Y puestos a soñar, que me espíen para saber si me encuentro bien o mal y me manden un mensaje de ánimo en mis días cenizos, y me digan si a mi alrededor alguno de mis seres queridos tiene un día malo para acudir yo rauda y veloz a consolarlo; espionaje sentimental se diría, que creo que de eso andamos todos con mucha falta. Porque aquí nos indignamos cuando nos cuentan que se han metido en nuestros teléfonos a robarnos datos e información (poco interesante casi siempre) pero no espiamos al prójimo con la sana intención de ver qué tal se encuentra cuando se encuentra mal, y hasta preferimos no saber la respuesta si el pobre se atreve a dárnosla.
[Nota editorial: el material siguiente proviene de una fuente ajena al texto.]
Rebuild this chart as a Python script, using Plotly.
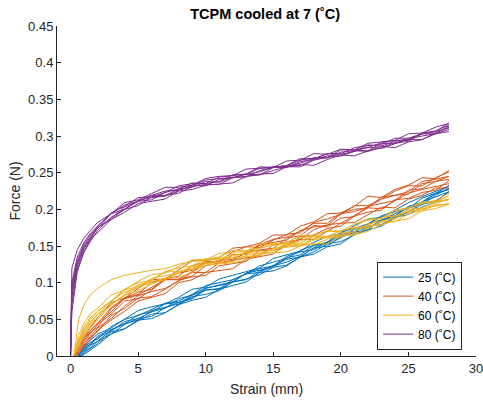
import plotly.graph_objects as go
import numpy as np

# Strain grids (mm) for each temperature group
X_80 = [0.0, 0.1, 0.5, 1.0, 1.5] + list(range(2, 29))
X_40 = [0.3, 0.6, 1.0, 1.5] + list(range(2, 29))
X_60 = [0.25, 0.6, 1.0, 1.5] + list(range(2, 29))
X_25 = [0.55, 0.8, 1.0, 1.5] + list(range(2, 29))

# Force readings in mN (converted to N below), one list per repeated test
F_80 = [
    [0, 120, 145, 161, 172, 182, 194, 209, 213, 221, 230, 230, 233, 242, 245, 246, 255, 256, 257, 266, 267, 276, 275, 282, 281, 290, 292, 294, 303, 304, 312, 317],
    [0, 100, 135, 155, 168, 177, 195, 204, 216, 217, 223, 232, 235, 235, 244, 246, 248, 258, 257, 260, 269, 269, 276, 276, 284, 287, 288, 297, 297, 303, 306, 318],
    [0, 90, 128, 150, 163, 177, 194, 200, 211, 219, 219, 228, 236, 235, 238, 247, 248, 251, 258, 257, 265, 268, 276, 275, 279, 288, 286, 293, 296, 303, 303, 314],
    [0, 80, 122, 146, 160, 175, 188, 203, 211, 213, 223, 228, 230, 238, 237, 244, 244, 253, 257, 258, 263, 270, 270, 278, 280, 280, 290, 290, 293, 303, 306, 311],
    [0, 70, 118, 142, 157, 171, 189, 200, 205, 217, 219, 222, 231, 234, 234, 243, 248, 247, 253, 258, 258, 267, 271, 273, 280, 279, 284, 291, 295, 295, 304, 312],
    [0, 60, 115, 142, 160, 168, 186, 196, 208, 211, 214, 225, 227, 233, 234, 236, 245, 248, 249, 258, 261, 260, 268, 274, 273, 280, 286, 284, 292, 295, 303, 306],
    [0, 95, 130, 152, 166, 174, 194, 206, 211, 219, 225, 226, 232, 240, 242, 243, 248, 256, 258, 259, 267, 270, 271, 281, 281, 284, 291, 294, 294, 304, 307, 315],
    [0, 85, 125, 148, 161, 175, 186, 200, 212, 216, 218, 225, 233, 232, 241, 243, 245, 247, 257, 258, 260, 268, 273, 273, 279, 285, 283, 290, 296, 300, 303, 309],
]
F_40 = [
    [0, 12, 27, 40, 52, 73, 79, 92, 104, 105, 117, 130, 130, 134, 147, 149, 154, 165, 165, 177, 183, 194, 195, 204, 218, 216, 227, 233, 243, 242, 253],
    [0, 10, 25, 36, 44, 66, 79, 84, 101, 105, 109, 123, 128, 129, 142, 149, 148, 158, 166, 168, 182, 187, 193, 205, 205, 214, 225, 232, 232, 243, 251],
    [0, 9, 22, 33, 39, 64, 78, 83, 94, 104, 105, 115, 127, 130, 132, 140, 151, 155, 158, 171, 176, 178, 194, 197, 203, 214, 219, 221, 235, 238, 245],
    [0, 8, 20, 31, 43, 57, 75, 78, 90, 104, 104, 109, 123, 127, 129, 142, 144, 147, 161, 164, 178, 176, 188, 190, 204, 208, 212, 226, 228, 238, 241],
    [0, 6, 17, 28, 38, 51, 68, 82, 88, 92, 102, 114, 114, 127, 130, 134, 137, 152, 155, 159, 172, 179, 181, 192, 202, 201, 212, 222, 227, 231, 235],
    [0, 5, 15, 26, 33, 55, 65, 79, 81, 91, 103, 108, 110, 123, 126, 129, 144, 144, 149, 163, 165, 174, 177, 191, 196, 199, 213, 215, 223, 226, 239],
    [0, 3, 12, 23, 35, 49, 61, 75, 80, 85, 100, 104, 114, 116, 119, 132, 136, 139, 153, 159, 159, 170, 181, 182, 193, 203, 202, 214, 219, 229, 229],
    [0, 11, 24, 35, 45, 60, 79, 87, 91, 106, 113, 117, 129, 128, 138, 139, 152, 159, 162, 170, 181, 181, 195, 200, 202, 217, 219, 224, 238, 241, 245],
]
F_60 = [
    [0, 50, 70, 84, 92, 104, 110, 114, 117, 119, 125, 129, 131, 140, 142, 143, 153, 152, 155, 164, 164, 170, 170, 180, 185, 188, 199, 202, 209, 212, 222],
    [0, 28, 45, 58, 65, 83, 90, 102, 111, 113, 122, 131, 132, 135, 144, 144, 147, 154, 153, 161, 164, 171, 170, 176, 187, 187, 196, 202, 210, 210, 219],
    [0, 22, 40, 53, 61, 75, 91, 100, 103, 115, 120, 123, 133, 132, 139, 138, 147, 151, 152, 157, 164, 163, 171, 175, 177, 189, 191, 197, 208, 211, 214],
    [0, 18, 35, 47, 56, 75, 87, 93, 106, 110, 113, 123, 128, 128, 137, 141, 140, 146, 151, 151, 160, 163, 165, 174, 175, 182, 191, 198, 199, 208, 214],
    [0, 14, 30, 43, 53, 71, 82, 95, 99, 104, 115, 118, 126, 127, 129, 137, 140, 141, 150, 153, 152, 159, 165, 166, 175, 183, 183, 194, 198, 206, 207],
    [0, 10, 26, 39, 49, 70, 83, 89, 98, 106, 107, 114, 124, 126, 127, 131, 139, 141, 142, 150, 153, 153, 163, 165, 170, 179, 184, 187, 198, 201, 207],
    [0, 16, 32, 45, 57, 69, 84, 97, 102, 106, 113, 122, 123, 132, 134, 135, 137, 147, 148, 150, 158, 162, 162, 170, 178, 178, 187, 196, 201, 204, 208],
    [0, 20, 37, 50, 61, 74, 90, 95, 104, 115, 115, 119, 130, 133, 134, 142, 143, 144, 153, 154, 163, 161, 168, 169, 180, 184, 188, 200, 202, 210, 213],
]
F_25 = [
    [0, 8, 14, 22, 30, 38, 50, 62, 67, 71, 80, 91, 94, 105, 110, 115, 120, 133, 138, 143, 155, 163, 167, 178, 187, 189, 199, 209, 217, 224, 232],
    [0, 6, 12, 19, 23, 40, 50, 55, 64, 72, 75, 84, 96, 100, 104, 112, 123, 128, 133, 144, 151, 155, 169, 174, 180, 191, 197, 201, 215, 222, 232],
    [0, 5, 10, 17, 27, 36, 44, 56, 60, 65, 78, 83, 93, 96, 101, 113, 119, 123, 136, 142, 145, 156, 166, 170, 180, 190, 191, 203, 210, 222, 227],
    [0, 4, 8, 15, 20, 35, 44, 49, 62, 66, 71, 83, 90, 92, 104, 112, 114, 123, 132, 135, 148, 155, 161, 173, 175, 184, 194, 202, 206, 219, 229],
    [0, 2, 6, 12, 20, 30, 43, 51, 54, 66, 73, 78, 90, 91, 101, 104, 116, 123, 128, 136, 147, 150, 162, 169, 172, 186, 189, 196, 210, 217, 224],
    [0, 1, 4, 10, 17, 33, 37, 48, 57, 59, 70, 81, 84, 89, 101, 105, 111, 121, 124, 135, 142, 153, 156, 165, 177, 179, 189, 196, 207, 211, 224],
    [0, 0, 2, 8, 15, 30, 37, 49, 51, 59, 70, 76, 80, 91, 96, 101, 114, 116, 123, 135, 139, 149, 153, 166, 172, 177, 189, 193, 203, 210, 224],
    [0, 5, 9, 16, 25, 34, 47, 51, 60, 71, 73, 79, 92, 97, 101, 113, 117, 121, 134, 138, 151, 153, 164, 168, 180, 186, 191, 204, 209, 221, 228],
]

GROUPS = [
    ("25 (˚C)", X_25, F_25, "#0072BD"),
    ("40 (˚C)", X_40, F_40, "#D95319"),
    ("60 (˚C)", X_60, F_60, "#EDB120"),
    ("80 (˚C)", X_80, F_80, "#7E2F8E"),
]

fig = go.Figure()
for name, xs, curves, color in GROUPS:
    for i, c in enumerate(curves):
        fig.add_trace(go.Scatter(
            x=xs, y=np.array(c) / 1000.0, mode="lines",
            line=dict(color=color, width=1),
            name=name, legendgroup=name, showlegend=(i == 0),
        ))

axis_color = "#262626"
font_family = "Liberation Sans, Arial, sans-serif"
fig.update_layout(
    width=483, height=401,
    margin=dict(l=57, r=7, t=26, b=45),
    paper_bgcolor="white", plot_bgcolor="white",
    font=dict(family=font_family, size=13, color=axis_color),
    title=dict(text="<b>TCPM cooled at 7 (˚C)</b>", x=0.549, xanchor="center",
               y=0.965, yanchor="middle", font=dict(size=14.5, color="black")),
    legend=dict(x=0.764, y=0.286, xanchor="left", yanchor="top",
                bordercolor=axis_color, borderwidth=1, bgcolor="white",
                font=dict(size=12, color="black"), tracegroupgap=0),
    showlegend=True,
)
fig.update_xaxes(range=[-1, 30], tickvals=[0, 5, 10, 15, 20, 25, 30],
                 ticks="inside", ticklen=4, tickcolor=axis_color,
                 showline=True, linecolor=axis_color, linewidth=1,
                 showgrid=False, zeroline=False, automargin=False,
                 ticklabeloverflow="allow",
                 title=dict(text="Strain (mm)", standoff=9, font=dict(size=14)))
fig.update_yaxes(range=[0, 0.45], tickvals=[i * 0.05 for i in range(10)],
                 ticktext=["0", "0.05", "0.1", "0.15", "0.2", "0.25", "0.3", "0.35", "0.4", "0.45"],
                 ticks="inside", ticklen=4, tickcolor=axis_color,
                 showline=True, linecolor=axis_color, linewidth=1,
                 showgrid=False, zeroline=False, automargin=False,
                 ticklabeloverflow="allow",
                 title=dict(text="Force (N)", standoff=4, font=dict(size=14)))

fig.write_html("out.html")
Vale, que sí, que está muy feo que el estado se ponga a espiar a sus prohombres y los prohombres espíen a sus enemigos; pero tampoco está bien que a mí me manden anuncios de solteros cincuentones con ganas de consuelo cuando yo jamás me he interesado por ellos (y no digamos las recomendaciones para la incontinencia urinaria) y no monto un escándalo por ello. El espionaje es molesto hasta para los que no somos nadie.